:: AIM OF THE TASK ::
Find the lines with the string "standalone" and return them.

:: RECORDS FOR THIS EXERCISE ::
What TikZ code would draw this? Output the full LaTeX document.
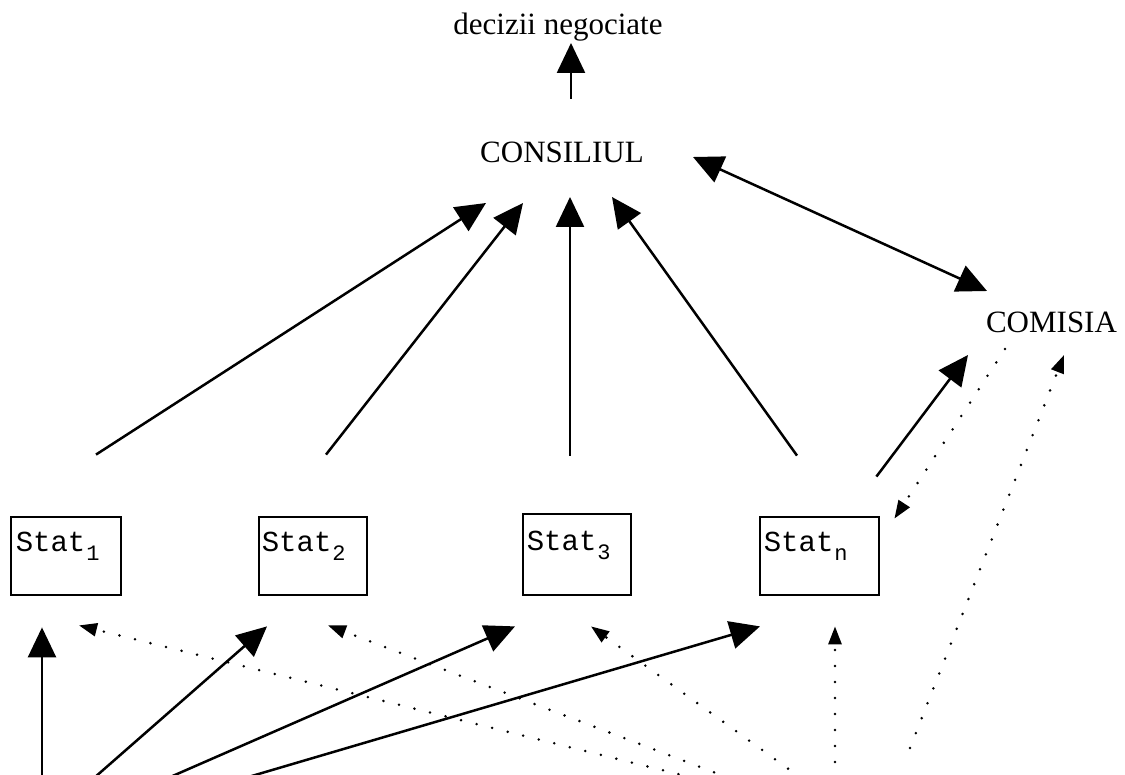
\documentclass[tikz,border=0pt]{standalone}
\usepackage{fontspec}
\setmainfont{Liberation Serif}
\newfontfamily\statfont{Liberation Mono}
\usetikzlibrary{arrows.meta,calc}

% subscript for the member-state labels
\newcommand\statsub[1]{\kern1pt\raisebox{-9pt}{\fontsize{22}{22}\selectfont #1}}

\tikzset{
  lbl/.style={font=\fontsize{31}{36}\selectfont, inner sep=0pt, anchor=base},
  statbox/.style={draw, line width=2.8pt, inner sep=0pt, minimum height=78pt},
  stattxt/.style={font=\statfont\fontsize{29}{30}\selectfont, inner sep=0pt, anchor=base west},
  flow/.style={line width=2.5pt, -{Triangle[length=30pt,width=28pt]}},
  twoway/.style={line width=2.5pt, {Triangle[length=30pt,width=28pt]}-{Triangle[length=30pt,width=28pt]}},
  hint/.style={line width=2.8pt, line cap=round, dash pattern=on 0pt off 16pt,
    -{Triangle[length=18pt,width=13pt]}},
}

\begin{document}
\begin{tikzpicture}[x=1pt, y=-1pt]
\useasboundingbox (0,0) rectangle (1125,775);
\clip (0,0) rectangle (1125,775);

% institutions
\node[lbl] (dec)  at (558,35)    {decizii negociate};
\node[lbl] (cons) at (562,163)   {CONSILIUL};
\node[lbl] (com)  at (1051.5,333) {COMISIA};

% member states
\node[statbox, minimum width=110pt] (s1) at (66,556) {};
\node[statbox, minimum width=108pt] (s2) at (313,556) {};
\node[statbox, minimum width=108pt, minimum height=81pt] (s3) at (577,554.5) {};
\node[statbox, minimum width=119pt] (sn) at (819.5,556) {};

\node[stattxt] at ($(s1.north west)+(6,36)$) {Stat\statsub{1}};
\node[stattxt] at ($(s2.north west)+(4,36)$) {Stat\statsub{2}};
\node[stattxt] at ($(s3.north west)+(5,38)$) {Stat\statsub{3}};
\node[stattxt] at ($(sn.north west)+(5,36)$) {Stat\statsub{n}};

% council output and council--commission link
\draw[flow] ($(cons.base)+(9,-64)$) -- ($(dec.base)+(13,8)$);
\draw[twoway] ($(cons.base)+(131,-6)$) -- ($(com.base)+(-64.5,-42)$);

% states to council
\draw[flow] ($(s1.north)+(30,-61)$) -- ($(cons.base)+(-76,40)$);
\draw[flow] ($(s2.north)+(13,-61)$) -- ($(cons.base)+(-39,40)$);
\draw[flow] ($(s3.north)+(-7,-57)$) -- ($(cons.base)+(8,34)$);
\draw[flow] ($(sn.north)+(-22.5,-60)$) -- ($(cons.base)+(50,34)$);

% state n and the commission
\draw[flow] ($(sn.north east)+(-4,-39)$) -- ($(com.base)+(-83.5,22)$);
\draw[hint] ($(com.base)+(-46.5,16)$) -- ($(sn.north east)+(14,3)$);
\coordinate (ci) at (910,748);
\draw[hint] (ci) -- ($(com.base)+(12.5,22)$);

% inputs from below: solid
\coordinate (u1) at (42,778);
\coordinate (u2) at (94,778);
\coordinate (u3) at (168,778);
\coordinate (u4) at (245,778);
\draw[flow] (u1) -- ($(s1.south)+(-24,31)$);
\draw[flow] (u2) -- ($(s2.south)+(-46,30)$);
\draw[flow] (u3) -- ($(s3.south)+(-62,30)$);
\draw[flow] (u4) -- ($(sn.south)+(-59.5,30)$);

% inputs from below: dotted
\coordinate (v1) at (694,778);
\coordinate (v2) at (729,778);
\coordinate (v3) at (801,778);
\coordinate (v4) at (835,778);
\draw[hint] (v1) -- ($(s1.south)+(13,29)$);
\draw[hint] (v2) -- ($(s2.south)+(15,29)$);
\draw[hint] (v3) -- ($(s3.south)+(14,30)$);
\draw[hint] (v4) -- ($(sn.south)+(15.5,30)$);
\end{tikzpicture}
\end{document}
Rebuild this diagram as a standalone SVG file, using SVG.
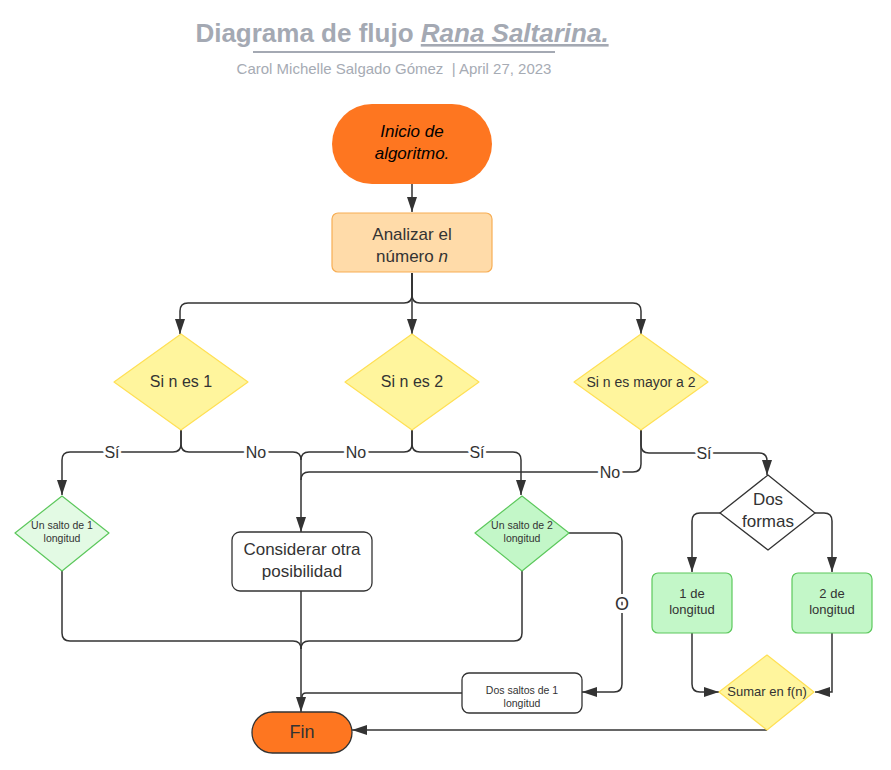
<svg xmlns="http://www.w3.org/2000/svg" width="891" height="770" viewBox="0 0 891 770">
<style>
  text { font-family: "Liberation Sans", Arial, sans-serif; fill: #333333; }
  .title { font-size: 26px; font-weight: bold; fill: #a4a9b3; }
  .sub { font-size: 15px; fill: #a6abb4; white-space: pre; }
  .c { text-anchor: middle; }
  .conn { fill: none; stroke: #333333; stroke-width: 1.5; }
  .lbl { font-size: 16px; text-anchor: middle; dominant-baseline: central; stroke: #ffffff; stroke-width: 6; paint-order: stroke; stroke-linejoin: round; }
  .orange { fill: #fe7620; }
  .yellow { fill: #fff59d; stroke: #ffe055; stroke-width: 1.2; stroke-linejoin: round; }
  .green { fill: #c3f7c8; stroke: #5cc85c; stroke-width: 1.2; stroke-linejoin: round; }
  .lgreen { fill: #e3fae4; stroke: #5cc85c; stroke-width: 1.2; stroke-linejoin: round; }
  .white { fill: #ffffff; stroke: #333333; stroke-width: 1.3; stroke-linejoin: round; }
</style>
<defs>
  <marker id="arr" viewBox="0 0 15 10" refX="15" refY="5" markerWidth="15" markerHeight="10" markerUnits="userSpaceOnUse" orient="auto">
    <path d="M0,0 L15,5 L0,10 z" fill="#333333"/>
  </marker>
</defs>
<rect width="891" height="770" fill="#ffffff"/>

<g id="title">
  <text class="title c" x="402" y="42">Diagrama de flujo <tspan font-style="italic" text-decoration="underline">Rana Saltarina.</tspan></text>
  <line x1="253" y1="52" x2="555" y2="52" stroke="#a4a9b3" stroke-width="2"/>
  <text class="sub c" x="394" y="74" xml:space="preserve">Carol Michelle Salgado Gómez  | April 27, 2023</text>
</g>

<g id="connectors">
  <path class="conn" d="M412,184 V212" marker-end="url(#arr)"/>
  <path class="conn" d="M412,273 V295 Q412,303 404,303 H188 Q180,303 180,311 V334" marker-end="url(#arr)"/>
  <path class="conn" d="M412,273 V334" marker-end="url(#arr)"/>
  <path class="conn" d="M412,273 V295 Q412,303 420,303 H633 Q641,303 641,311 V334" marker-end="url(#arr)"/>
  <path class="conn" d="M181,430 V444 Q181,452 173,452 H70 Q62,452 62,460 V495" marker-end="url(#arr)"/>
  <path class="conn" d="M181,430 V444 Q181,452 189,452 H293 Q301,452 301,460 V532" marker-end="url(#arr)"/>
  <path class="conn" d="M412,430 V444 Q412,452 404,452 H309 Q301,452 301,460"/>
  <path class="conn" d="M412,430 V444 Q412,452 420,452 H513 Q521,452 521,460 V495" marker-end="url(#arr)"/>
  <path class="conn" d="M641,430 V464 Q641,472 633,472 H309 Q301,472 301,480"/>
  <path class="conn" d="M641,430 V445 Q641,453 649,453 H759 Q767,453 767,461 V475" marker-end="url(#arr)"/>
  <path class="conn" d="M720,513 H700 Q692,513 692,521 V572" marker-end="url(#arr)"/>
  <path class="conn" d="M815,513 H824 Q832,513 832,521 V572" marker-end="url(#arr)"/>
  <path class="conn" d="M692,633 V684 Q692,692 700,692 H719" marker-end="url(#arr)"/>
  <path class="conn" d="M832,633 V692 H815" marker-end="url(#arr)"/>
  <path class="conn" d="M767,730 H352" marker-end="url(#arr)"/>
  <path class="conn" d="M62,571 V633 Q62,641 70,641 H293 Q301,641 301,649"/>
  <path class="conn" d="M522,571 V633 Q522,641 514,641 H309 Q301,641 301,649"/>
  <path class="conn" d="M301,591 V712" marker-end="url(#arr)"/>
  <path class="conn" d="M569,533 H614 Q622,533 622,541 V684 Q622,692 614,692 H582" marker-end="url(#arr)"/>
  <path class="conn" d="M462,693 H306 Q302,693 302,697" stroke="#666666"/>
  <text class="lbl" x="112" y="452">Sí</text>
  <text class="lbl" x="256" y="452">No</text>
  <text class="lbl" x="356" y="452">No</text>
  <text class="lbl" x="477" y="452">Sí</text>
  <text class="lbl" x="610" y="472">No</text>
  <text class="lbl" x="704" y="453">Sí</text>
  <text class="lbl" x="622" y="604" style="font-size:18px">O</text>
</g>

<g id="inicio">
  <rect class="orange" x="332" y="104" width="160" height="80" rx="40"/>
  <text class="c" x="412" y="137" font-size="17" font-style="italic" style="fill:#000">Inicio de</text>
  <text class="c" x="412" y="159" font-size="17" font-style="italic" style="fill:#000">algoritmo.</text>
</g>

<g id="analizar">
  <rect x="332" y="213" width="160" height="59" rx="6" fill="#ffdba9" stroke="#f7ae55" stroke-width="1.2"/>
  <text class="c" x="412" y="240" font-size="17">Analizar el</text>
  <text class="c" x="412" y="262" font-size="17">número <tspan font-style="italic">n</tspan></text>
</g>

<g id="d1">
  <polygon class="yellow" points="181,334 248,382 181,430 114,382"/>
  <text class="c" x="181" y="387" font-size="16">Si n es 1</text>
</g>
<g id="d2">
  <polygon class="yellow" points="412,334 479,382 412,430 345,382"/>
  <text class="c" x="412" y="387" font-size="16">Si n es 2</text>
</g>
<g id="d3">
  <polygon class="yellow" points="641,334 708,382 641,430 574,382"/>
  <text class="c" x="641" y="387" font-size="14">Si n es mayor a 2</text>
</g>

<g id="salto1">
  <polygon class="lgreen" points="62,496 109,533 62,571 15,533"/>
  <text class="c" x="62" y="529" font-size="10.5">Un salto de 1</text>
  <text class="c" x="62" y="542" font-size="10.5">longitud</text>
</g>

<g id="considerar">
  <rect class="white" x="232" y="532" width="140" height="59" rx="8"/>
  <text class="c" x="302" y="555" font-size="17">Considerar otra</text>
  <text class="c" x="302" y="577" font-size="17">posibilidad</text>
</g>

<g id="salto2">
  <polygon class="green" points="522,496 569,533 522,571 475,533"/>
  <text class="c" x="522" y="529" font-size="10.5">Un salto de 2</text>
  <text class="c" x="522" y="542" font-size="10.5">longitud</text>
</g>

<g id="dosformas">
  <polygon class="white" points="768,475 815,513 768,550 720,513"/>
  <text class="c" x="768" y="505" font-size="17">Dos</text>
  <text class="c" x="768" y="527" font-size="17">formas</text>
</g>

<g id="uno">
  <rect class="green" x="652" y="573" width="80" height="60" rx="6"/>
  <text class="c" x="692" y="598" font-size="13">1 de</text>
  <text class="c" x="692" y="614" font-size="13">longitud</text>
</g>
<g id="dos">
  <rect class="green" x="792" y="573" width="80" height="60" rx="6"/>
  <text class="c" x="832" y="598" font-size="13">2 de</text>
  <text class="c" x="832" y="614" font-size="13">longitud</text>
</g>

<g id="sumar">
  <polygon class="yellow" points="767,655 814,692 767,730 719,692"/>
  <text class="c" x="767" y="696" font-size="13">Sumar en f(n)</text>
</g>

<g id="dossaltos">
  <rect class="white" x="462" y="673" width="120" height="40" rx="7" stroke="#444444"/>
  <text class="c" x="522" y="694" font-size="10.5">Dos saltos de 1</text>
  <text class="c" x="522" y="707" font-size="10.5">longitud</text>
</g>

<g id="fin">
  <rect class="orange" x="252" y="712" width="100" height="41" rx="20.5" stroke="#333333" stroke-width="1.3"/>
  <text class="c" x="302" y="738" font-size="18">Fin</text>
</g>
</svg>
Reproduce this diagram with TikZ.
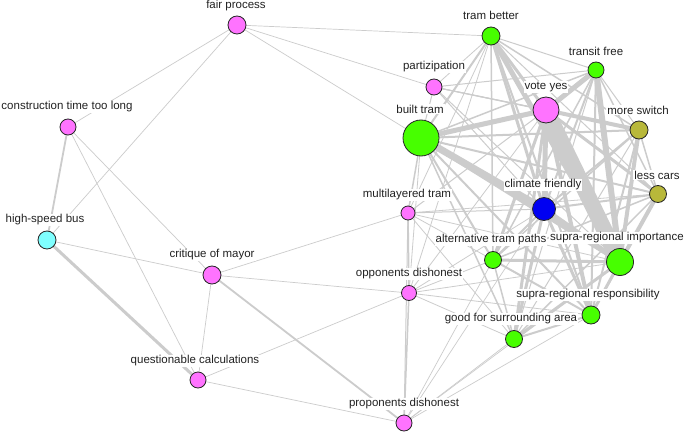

:: SOLUTION TO THIS EXERCISE ::
\documentclass[tikz,border=0pt]{standalone}
Rebuild this diagram as a standalone SVG file, using SVG.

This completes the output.